## Work to do
Repeat, exactly and only, the lines from the beginning of the data through the line with "import matplotlib.pyplot as plt". Pictures are left out.

## Dataset extract
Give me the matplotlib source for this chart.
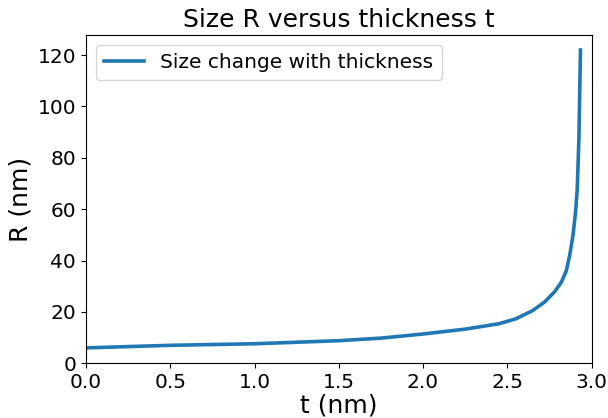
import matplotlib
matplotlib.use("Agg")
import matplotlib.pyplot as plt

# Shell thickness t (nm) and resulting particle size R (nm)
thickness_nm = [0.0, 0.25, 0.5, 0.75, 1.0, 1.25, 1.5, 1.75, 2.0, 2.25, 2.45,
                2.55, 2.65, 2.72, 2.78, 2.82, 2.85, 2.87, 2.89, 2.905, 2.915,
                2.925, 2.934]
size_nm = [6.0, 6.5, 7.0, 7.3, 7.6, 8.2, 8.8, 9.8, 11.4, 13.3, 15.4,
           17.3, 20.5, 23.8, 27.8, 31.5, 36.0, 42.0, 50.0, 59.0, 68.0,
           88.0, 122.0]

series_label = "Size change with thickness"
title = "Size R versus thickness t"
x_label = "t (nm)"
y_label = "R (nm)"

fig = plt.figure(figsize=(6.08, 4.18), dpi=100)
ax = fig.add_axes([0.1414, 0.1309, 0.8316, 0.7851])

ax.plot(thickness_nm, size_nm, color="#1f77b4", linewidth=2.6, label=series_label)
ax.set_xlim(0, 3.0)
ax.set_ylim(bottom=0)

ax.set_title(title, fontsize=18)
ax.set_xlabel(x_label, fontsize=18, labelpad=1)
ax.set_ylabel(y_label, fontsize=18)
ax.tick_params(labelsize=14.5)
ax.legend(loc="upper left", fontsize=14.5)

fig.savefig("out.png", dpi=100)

## Full response
Give me the matplotlib source for this chart.
import matplotlib
matplotlib.use("Agg")
import matplotlib.pyplot as plt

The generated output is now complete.